RECENTLY RELEASED TRAILER

I come not to condemn the beleaguered board-game inspired movie, but to praise its recent repositioning via the trailer above. Defying the skepticism and negative critical reaction to the 209M Hasbro branded summer blockbuster, (which, by the way opened in April in Europe to a respectable 215M at the box office), this is a great looking trailer emphasizing the qualities that are most likely to appeal to audiences and sidelining those that aren’t.

For example, this trailer is all about spectacle, scale, action and effects without any of the presumably second tier romantic conflict and subplot that is the focus of the first half of the first official trailer released 9 months ago. (see below) With Battleship, from the makers of Transformers, you get wicked machines, whether those of the US Navy or those of the alien invaders. You see global assault with weapons of extraordinary mass destruction, civilian casualties and desperate, patriotic counter-attacks. Soldier Rihanna is foregrounded; Romantic love object Brooklyn Decker is sidelined.
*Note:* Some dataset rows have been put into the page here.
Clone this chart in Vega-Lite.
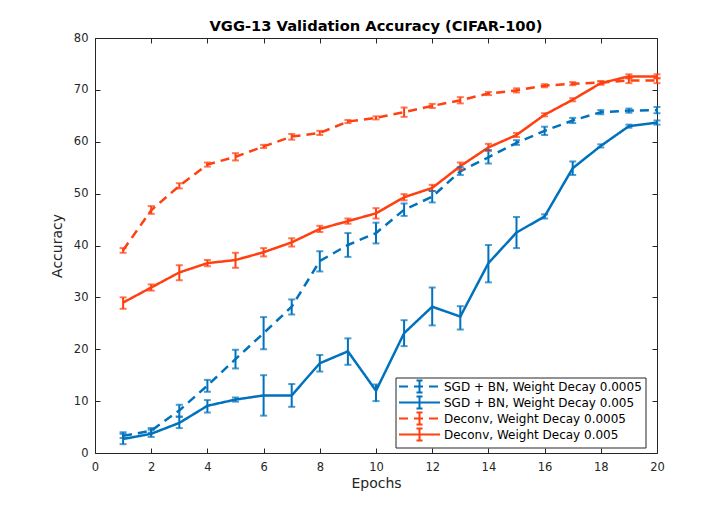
{
  "$schema": "https://vega.github.io/schema/vega-lite/v6.json",
  "width": 562,
  "height": 415,
  "autosize": {"type": "none"},
  "padding": {"left": 95, "top": 38, "right": 69, "bottom": 56},
  "background": "white",
  "title": {
    "text": "VGG-13 Validation Accuracy (CIFAR-100)",
    "font": "DejaVu Sans",
    "fontSize": 14.7,
    "fontWeight": "bold",
    "color": "black",
    "anchor": "middle",
    "offset": -2
  },
  "config": {
    "font": "DejaVu Sans",
    "view": {"stroke": "#262626", "strokeWidth": 1},
    "axis": {
      "grid": false,
      "domain": false,
      "labelFlush": false,
      "labelOverlap": false,
      "tickColor": "#262626",
      "tickWidth": 1,
      "tickSize": -5,
      "labelColor": "#262626",
      "labelFontSize": 11.5,
      "titleColor": "#262626",
      "titleFontSize": 14,
      "titleFontWeight": "normal"
    }
  },
  "data": {
    "values": [
      {"s": "SGD + BN, Weight Decay 0.0005", "epoch": 1, "acc": 3.3, "lo": 2.9, "hi": 3.7},
      {"s": "SGD + BN, Weight Decay 0.0005", "epoch": 2, "acc": 4.3, "lo": 3.9, "hi": 4.8},
      {"s": "SGD + BN, Weight Decay 0.0005", "epoch": 3, "acc": 8.2, "lo": 7.0, "hi": 9.3},
      {"s": "SGD + BN, Weight Decay 0.0005", "epoch": 4, "acc": 13.0, "lo": 11.8, "hi": 14.1},
      {"s": "SGD + BN, Weight Decay 0.0005", "epoch": 5, "acc": 18.1, "lo": 16.3, "hi": 19.9},
      {"s": "SGD + BN, Weight Decay 0.0005", "epoch": 6, "acc": 23.1, "lo": 20.0, "hi": 26.2},
      {"s": "SGD + BN, Weight Decay 0.0005", "epoch": 7, "acc": 28.2, "lo": 26.7, "hi": 29.6},
      {"s": "SGD + BN, Weight Decay 0.0005", "epoch": 8, "acc": 37.0, "lo": 35.0, "hi": 38.9},
      {"s": "SGD + BN, Weight Decay 0.0005", "epoch": 9, "acc": 40.1, "lo": 37.8, "hi": 42.4},
      {"s": "SGD + BN, Weight Decay 0.0005", "epoch": 10, "acc": 42.4, "lo": 40.4, "hi": 44.4},
      {"s": "SGD + BN, Weight Decay 0.0005", "epoch": 11, "acc": 46.9, "lo": 45.7, "hi": 48.1},
      {"s": "SGD + BN, Weight Decay 0.0005", "epoch": 12, "acc": 49.4, "lo": 48.3, "hi": 50.5},
      {"s": "SGD + BN, Weight Decay 0.0005", "epoch": 13, "acc": 54.3, "lo": 53.6, "hi": 55.1},
      {"s": "SGD + BN, Weight Decay 0.0005", "epoch": 14, "acc": 57.0, "lo": 55.8, "hi": 58.4},
      {"s": "SGD + BN, Weight Decay 0.0005", "epoch": 15, "acc": 59.8, "lo": 59.4, "hi": 60.3},
      {"s": "SGD + BN, Weight Decay 0.0005", "epoch": 16, "acc": 62.1, "lo": 61.3, "hi": 62.9},
      {"s": "SGD + BN, Weight Decay 0.0005", "epoch": 17, "acc": 64.1, "lo": 63.6, "hi": 64.6},
      {"s": "SGD + BN, Weight Decay 0.0005", "epoch": 18, "acc": 65.7, "lo": 65.3, "hi": 66.1},
      {"s": "SGD + BN, Weight Decay 0.0005", "epoch": 19, "acc": 66.0, "lo": 65.6, "hi": 66.4},
      {"s": "SGD + BN, Weight Decay 0.0005", "epoch": 20, "acc": 66.1, "lo": 65.5, "hi": 66.7},
      {"s": "SGD + BN, Weight Decay 0.005", "epoch": 1, "acc": 2.7, "lo": 1.7, "hi": 4.0},
      {"s": "SGD + BN, Weight Decay 0.005", "epoch": 2, "acc": 3.7, "lo": 3.1, "hi": 4.5},
      {"s": "SGD + BN, Weight Decay 0.005", "epoch": 3, "acc": 5.8, "lo": 4.8, "hi": 7.0},
      {"s": "SGD + BN, Weight Decay 0.005", "epoch": 4, "acc": 9.1, "lo": 7.8, "hi": 10.2},
      {"s": "SGD + BN, Weight Decay 0.005", "epoch": 5, "acc": 10.3, "lo": 9.9, "hi": 10.7},
      {"s": "SGD + BN, Weight Decay 0.005", "epoch": 6, "acc": 11.1, "lo": 7.2, "hi": 15.0},
      {"s": "SGD + BN, Weight Decay 0.005", "epoch": 7, "acc": 11.1, "lo": 8.9, "hi": 13.3},
      {"s": "SGD + BN, Weight Decay 0.005", "epoch": 8, "acc": 17.3, "lo": 15.7, "hi": 18.9},
      {"s": "SGD + BN, Weight Decay 0.005", "epoch": 9, "acc": 19.6, "lo": 17.0, "hi": 22.1},
      {"s": "SGD + BN, Weight Decay 0.005", "epoch": 10, "acc": 12.0, "lo": 10.0, "hi": 13.2},
      {"s": "SGD + BN, Weight Decay 0.005", "epoch": 11, "acc": 23.1, "lo": 20.6, "hi": 25.6},
      {"s": "SGD + BN, Weight Decay 0.005", "epoch": 12, "acc": 28.2, "lo": 24.6, "hi": 31.9},
      {"s": "SGD + BN, Weight Decay 0.005", "epoch": 13, "acc": 26.3, "lo": 23.8, "hi": 28.3},
      {"s": "SGD + BN, Weight Decay 0.005", "epoch": 14, "acc": 36.6, "lo": 32.9, "hi": 40.1},
      {"s": "SGD + BN, Weight Decay 0.005", "epoch": 15, "acc": 42.5, "lo": 39.5, "hi": 45.5},
      {"s": "SGD + BN, Weight Decay 0.005", "epoch": 16, "acc": 45.6, "lo": 45.2, "hi": 46.0},
      {"s": "SGD + BN, Weight Decay 0.005", "epoch": 17, "acc": 54.9, "lo": 53.6, "hi": 56.2},
      {"s": "SGD + BN, Weight Decay 0.005", "epoch": 18, "acc": 59.2, "lo": 58.9, "hi": 59.5},
      {"s": "SGD + BN, Weight Decay 0.005", "epoch": 19, "acc": 63.0, "lo": 62.7, "hi": 63.3},
      {"s": "SGD + BN, Weight Decay 0.005", "epoch": 20, "acc": 63.7, "lo": 63.3, "hi": 64.1},
      {"s": "Deconv, Weight Decay 0.0005", "epoch": 1, "acc": 39.1, "lo": 38.6, "hi": 39.5},
      {"s": "Deconv, Weight Decay 0.0005", "epoch": 2, "acc": 46.8, "lo": 46.1, "hi": 47.6},
      {"s": "Deconv, Weight Decay 0.0005", "epoch": 3, "acc": 51.5, "lo": 51.0, "hi": 52.0},
      {"s": "Deconv, Weight Decay 0.0005", "epoch": 4, "acc": 55.6, "lo": 55.2, "hi": 56.0},
      {"s": "Deconv, Weight Decay 0.0005", "epoch": 5, "acc": 57.1, "lo": 56.4, "hi": 57.8},
      {"s": "Deconv, Weight Decay 0.0005", "epoch": 6, "acc": 59.1, "lo": 58.8, "hi": 59.4},
      {"s": "Deconv, Weight Decay 0.0005", "epoch": 7, "acc": 61.0, "lo": 60.4, "hi": 61.5},
      {"s": "Deconv, Weight Decay 0.0005", "epoch": 8, "acc": 61.7, "lo": 61.3, "hi": 62.1},
      {"s": "Deconv, Weight Decay 0.0005", "epoch": 9, "acc": 63.9, "lo": 63.6, "hi": 64.2},
      {"s": "Deconv, Weight Decay 0.0005", "epoch": 10, "acc": 64.6, "lo": 64.3, "hi": 64.9},
      {"s": "Deconv, Weight Decay 0.0005", "epoch": 11, "acc": 65.7, "lo": 64.8, "hi": 66.6},
      {"s": "Deconv, Weight Decay 0.0005", "epoch": 12, "acc": 66.9, "lo": 66.5, "hi": 67.3},
      {"s": "Deconv, Weight Decay 0.0005", "epoch": 13, "acc": 68.0, "lo": 67.4, "hi": 68.6},
      {"s": "Deconv, Weight Decay 0.0005", "epoch": 14, "acc": 69.3, "lo": 69.0, "hi": 69.6},
      {"s": "Deconv, Weight Decay 0.0005", "epoch": 15, "acc": 69.9, "lo": 69.5, "hi": 70.3},
      {"s": "Deconv, Weight Decay 0.0005", "epoch": 16, "acc": 70.8, "lo": 70.5, "hi": 71.1},
      {"s": "Deconv, Weight Decay 0.0005", "epoch": 17, "acc": 71.2, "lo": 70.9, "hi": 71.5},
      {"s": "Deconv, Weight Decay 0.0005", "epoch": 18, "acc": 71.4, "lo": 71.1, "hi": 71.7},
      {"s": "Deconv, Weight Decay 0.0005", "epoch": 19, "acc": 71.8, "lo": 71.3, "hi": 72.3},
      {"s": "Deconv, Weight Decay 0.0005", "epoch": 20, "acc": 71.8, "lo": 71.3, "hi": 72.3},
      {"s": "Deconv, Weight Decay 0.005", "epoch": 1, "acc": 29.0, "lo": 27.8, "hi": 30.0},
      {"s": "Deconv, Weight Decay 0.005", "epoch": 2, "acc": 31.9, "lo": 31.3, "hi": 32.5},
      {"s": "Deconv, Weight Decay 0.005", "epoch": 3, "acc": 34.8, "lo": 33.3, "hi": 36.2},
      {"s": "Deconv, Weight Decay 0.005", "epoch": 4, "acc": 36.6, "lo": 36.0, "hi": 37.2},
      {"s": "Deconv, Weight Decay 0.005", "epoch": 5, "acc": 37.2, "lo": 35.7, "hi": 38.6},
      {"s": "Deconv, Weight Decay 0.005", "epoch": 6, "acc": 38.7, "lo": 37.9, "hi": 39.5},
      {"s": "Deconv, Weight Decay 0.005", "epoch": 7, "acc": 40.6, "lo": 39.8, "hi": 41.4},
      {"s": "Deconv, Weight Decay 0.005", "epoch": 8, "acc": 43.2, "lo": 42.6, "hi": 43.8},
      {"s": "Deconv, Weight Decay 0.005", "epoch": 9, "acc": 44.7, "lo": 44.2, "hi": 45.2},
      {"s": "Deconv, Weight Decay 0.005", "epoch": 10, "acc": 46.2, "lo": 45.2, "hi": 47.2},
      {"s": "Deconv, Weight Decay 0.005", "epoch": 11, "acc": 49.3, "lo": 48.7, "hi": 49.9},
      {"s": "Deconv, Weight Decay 0.005", "epoch": 12, "acc": 51.1, "lo": 50.5, "hi": 51.7},
      {"s": "Deconv, Weight Decay 0.005", "epoch": 13, "acc": 55.3, "lo": 54.6, "hi": 56.0},
      {"s": "Deconv, Weight Decay 0.005", "epoch": 14, "acc": 58.9, "lo": 58.2, "hi": 59.6},
      {"s": "Deconv, Weight Decay 0.005", "epoch": 15, "acc": 61.3, "lo": 60.9, "hi": 61.7},
      {"s": "Deconv, Weight Decay 0.005", "epoch": 16, "acc": 65.2, "lo": 64.9, "hi": 65.5},
      {"s": "Deconv, Weight Decay 0.005", "epoch": 17, "acc": 68.1, "lo": 67.8, "hi": 68.4},
      {"s": "Deconv, Weight Decay 0.005", "epoch": 18, "acc": 71.3, "lo": 71.0, "hi": 71.6},
      {"s": "Deconv, Weight Decay 0.005", "epoch": 19, "acc": 72.6, "lo": 72.2, "hi": 73.0},
      {"s": "Deconv, Weight Decay 0.005", "epoch": 20, "acc": 72.6, "lo": 72.2, "hi": 73.0}
    ]
  },
  "layer": [
    {
      "mark": {"type": "line", "strokeWidth": 2.5},
      "encoding": {
        "x": {
          "field": "epoch",
          "type": "quantitative",
          "scale": {"domain": [0, 20], "nice": false},
          "axis": {"title": "Epochs", "values": [0, 2, 4, 6, 8, 10, 12, 14, 16, 18, 20], "labelPadding": 13, "titlePadding": 4}
        },
        "y": {
          "field": "acc",
          "type": "quantitative",
          "scale": {"domain": [0, 80], "nice": false},
          "axis": {"title": "Accuracy", "values": [0, 10, 20, 30, 40, 50, 60, 70, 80], "labelPadding": 12, "titlePadding": 9}
        },
        "color": {
          "field": "s",
          "type": "nominal",
          "sort": null,
          "scale": {
            "domain": ["SGD + BN, Weight Decay 0.0005", "SGD + BN, Weight Decay 0.005", "Deconv, Weight Decay 0.0005", "Deconv, Weight Decay 0.005"],
            "range": ["#0072BD", "#0072BD", "#FF4010", "#FF4010"]
          },
          "legend": {
            "title": null,
            "orient": "none",
            "legendX": 300.5,
            "legendY": 339.5,
            "symbolType": "M-1.1,0H7.1M3,-1.2V0M3,0V1.2M2.4,-1.2H3.6M2.4,1.2H3.6",
            "symbolSize": 100,
            "symbolStrokeWidth": 2,
            "symbolFillColor": "transparent",
            "labelFontSize": 12,
            "labelColor": "black",
            "labelOffset": 33.5,
            "labelLimit": 300,
            "rowPadding": -6.1,
            "padding": 3,
            "strokeColor": "#262626",
            "fillColor": "white"
          }
        },
        "strokeDash": {
          "field": "s",
          "type": "nominal",
          "sort": null,
          "scale": {
            "domain": ["SGD + BN, Weight Decay 0.0005", "SGD + BN, Weight Decay 0.005", "Deconv, Weight Decay 0.0005", "Deconv, Weight Decay 0.005"],
            "range": [[9, 6], [1, 0], [9, 6], [1, 0]]
          },
          "legend": {
            "title": null,
            "orient": "none",
            "legendX": 300.5,
            "legendY": 339.5,
            "symbolType": "M-1.1,0H7.1M3,-1.2V0M3,0V1.2M2.4,-1.2H3.6M2.4,1.2H3.6",
            "symbolSize": 100,
            "symbolStrokeWidth": 2,
            "symbolFillColor": "transparent",
            "labelFontSize": 12,
            "labelColor": "black",
            "labelOffset": 33.5,
            "labelLimit": 300,
            "rowPadding": -6.1,
            "padding": 3,
            "strokeColor": "#262626",
            "fillColor": "white"
          }
        }
      }
    },
    {
      "mark": {"type": "rule", "strokeWidth": 2},
      "encoding": {
        "x": {
          "field": "epoch",
          "type": "quantitative",
          "axis": {"orient": "top", "labels": false, "title": null, "values": [0, 2, 4, 6, 8, 10, 12, 14, 16, 18, 20]}
        },
        "y": {
          "field": "lo",
          "type": "quantitative",
          "axis": {"orient": "right", "labels": false, "title": null, "values": [0, 10, 20, 30, 40, 50, 60, 70, 80]}
        },
        "y2": {"field": "hi"},
        "color": {"field": "s", "type": "nominal", "sort": null, "legend": null}
      }
    },
    {
      "mark": {"type": "tick", "orient": "horizontal", "thickness": 2},
      "encoding": {
        "x": {"field": "epoch", "type": "quantitative", "axis": null},
        "y": {"field": "lo", "type": "quantitative", "axis": null},
        "size": {"value": 7},
        "color": {"field": "s", "type": "nominal", "sort": null, "legend": null}
      }
    },
    {
      "mark": {"type": "tick", "orient": "horizontal", "thickness": 2},
      "encoding": {
        "x": {"field": "epoch", "type": "quantitative", "axis": null},
        "y": {"field": "hi", "type": "quantitative", "axis": null},
        "size": {"value": 7},
        "color": {"field": "s", "type": "nominal", "sort": null, "legend": null}
      }
    }
  ],
  "resolve": {"axis": {"x": "independent", "y": "independent"}}
}
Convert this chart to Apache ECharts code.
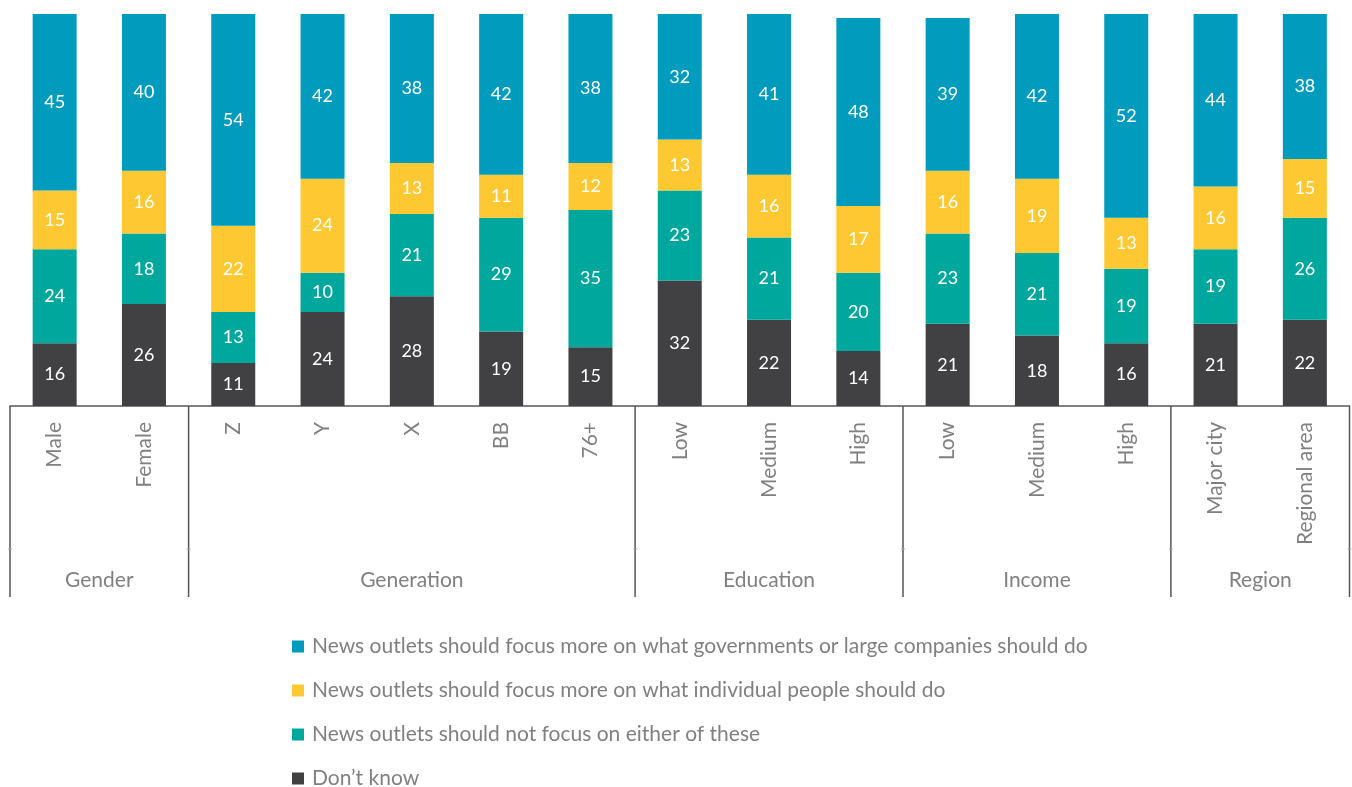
<!DOCTYPE html>
<html>
<head>
<meta charset="utf-8">
<script src="https://cdn.jsdelivr.net/npm/echarts@6/dist/echarts.min.js"></script>
<style>
  html, body { margin: 0; padding: 0; background: #fff; }
  #chart { width: 1352px; height: 787px; }
</style>
</head>
<body>
<div id="chart"></div>
<script>
// Sub-group labels along the x axis
const categories = ['Male', 'Female', 'Z', 'Y', 'X', 'BB', '76+', 'Low', 'Medium', 'High', 'Low', 'Medium', 'High', 'Major city', 'Regional area'];

// Groups: name and how many sub-groups each spans
const groupNames = ['Gender', 'Generation', 'Education', 'Income', 'Region'];
const groupSizes = [2, 5, 3, 3, 2];

// Share of respondents (%) per answer
const dontKnow   = [16, 26, 11, 24, 28, 19, 15, 32, 22, 14, 21, 18, 16, 21, 22];
const neither    = [24, 18, 13, 10, 21, 29, 35, 23, 21, 20, 23, 21, 19, 19, 26];
const individual = [15, 16, 22, 24, 13, 11, 12, 13, 16, 17, 16, 19, 13, 16, 15];
const government = [45, 40, 54, 42, 38, 42, 38, 32, 41, 48, 39, 42, 52, 44, 38];

const seriesNames = [
  'News outlets should focus more on what governments or large companies should do',
  'News outlets should focus more on what individual people should do',
  'News outlets should not focus on either of these',
  'Don\u2019t know'
];

const FONT = 'Lato, "Open Sans", sans-serif';
const GREY = '#808080';
const LINE = '#555555';

const colors = {
  government: '#009bbd',
  individual: '#fdc832',
  neither: '#00a79c',
  dontKnow: '#414042'
};

function barSeries(name, data, color) {
  return {
    name: name,
    type: 'bar',
    stack: 'total',
    data: data,
    barWidth: 44,
    itemStyle: { color: color },
    label: {
      show: true,
      position: 'inside',
      color: '#ffffff',
      fontFamily: FONT,
      fontSize: 18
    },
    emphasis: { disabled: true }
  };
}

const chart = echarts.init(document.getElementById('chart'), null, { renderer: 'canvas' });

chart.setOption({
  animation: false,
  grid: { left: 10, right: 2.5, top: 14, bottom: 381, containLabel: false },
  xAxis: {
    type: 'category',
    data: categories,
    axisLine: { show: true, lineStyle: { color: LINE, width: 1.5 } },
    axisTick: { show: false },
    axisLabel: {
      rotate: 90,
      margin: 16,
      color: GREY,
      fontFamily: FONT,
      fontSize: 21,
      interval: 0
    }
  },
  yAxis: {
    type: 'value',
    min: 0,
    max: 100,
    show: false,
    splitLine: { show: false }
  },
  legend: {
    orient: 'vertical',
    left: 292,
    top: 636,
    height: 170,
    padding: 0,
    itemWidth: 12,
    itemHeight: 12,
    itemGap: 23,
    icon: 'rect',
    data: seriesNames,
    textStyle: { color: GREY, fontFamily: FONT, fontSize: 21, lineHeight: 20, padding: [0, 0, 0, 3] },
    selectedMode: false
  },
  series: [
    barSeries(seriesNames[3], dontKnow, colors.dontKnow),
    barSeries(seriesNames[2], neither, colors.neither),
    barSeries(seriesNames[1], individual, colors.individual),
    barSeries(seriesNames[0], government, colors.government)
  ]
});

// Group separators and group names beneath the category labels
function drawGroups() {
  const axisY = chart.convertToPixel({ yAxisIndex: 0 }, 0);
  const c0 = chart.convertToPixel({ xAxisIndex: 0 }, 0);
  const c1 = chart.convertToPixel({ xAxisIndex: 0 }, 1);
  const step = c1 - c0;
  const left = c0 - step / 2;
  const sepBottom = axisY + 191;
  const stubY = axisY + 143;
  const elements = [];
  let idx = 0;
  const bounds = [left];
  groupSizes.forEach(function (n) { idx += n; bounds.push(left + idx * step); });
  bounds.forEach(function (x) {
    elements.push({
      type: 'line',
      shape: { x1: x, y1: axisY, x2: x, y2: sepBottom },
      style: { stroke: LINE, lineWidth: 1.5 }
    });
    elements.push({
      type: 'line',
      shape: { x1: x - 2, y1: stubY, x2: x + 2, y2: stubY },
      style: { stroke: '#aaaaaa', lineWidth: 1 }
    });
  });
  groupNames.forEach(function (name, i) {
    elements.push({
      type: 'text',
      x: (bounds[i] + bounds[i + 1]) / 2,
      y: axisY + 174,
      style: {
        text: name,
        fill: GREY,
        font: '21px ' + FONT,
        textAlign: 'center',
        textVerticalAlign: 'middle'
      }
    });
  });
  chart.setOption({ graphic: { elements: elements } });
}
drawGroups();
</script>
</body>
</html>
Liam Neeson gravelly voice offers de-facto V.O. and his familiar visage suggests that acting has not been entirely foregone in pursuit of event.

In this trailer, as presumably in the movie heralded, audiences are presumed to care less about characters, than about the existential conflict and video-game thrill of experiencing a world endangered by hostile invaders (“the battle for earth/begins at sea” helpfully explains the copy) and defended by our brave men and women in uniform.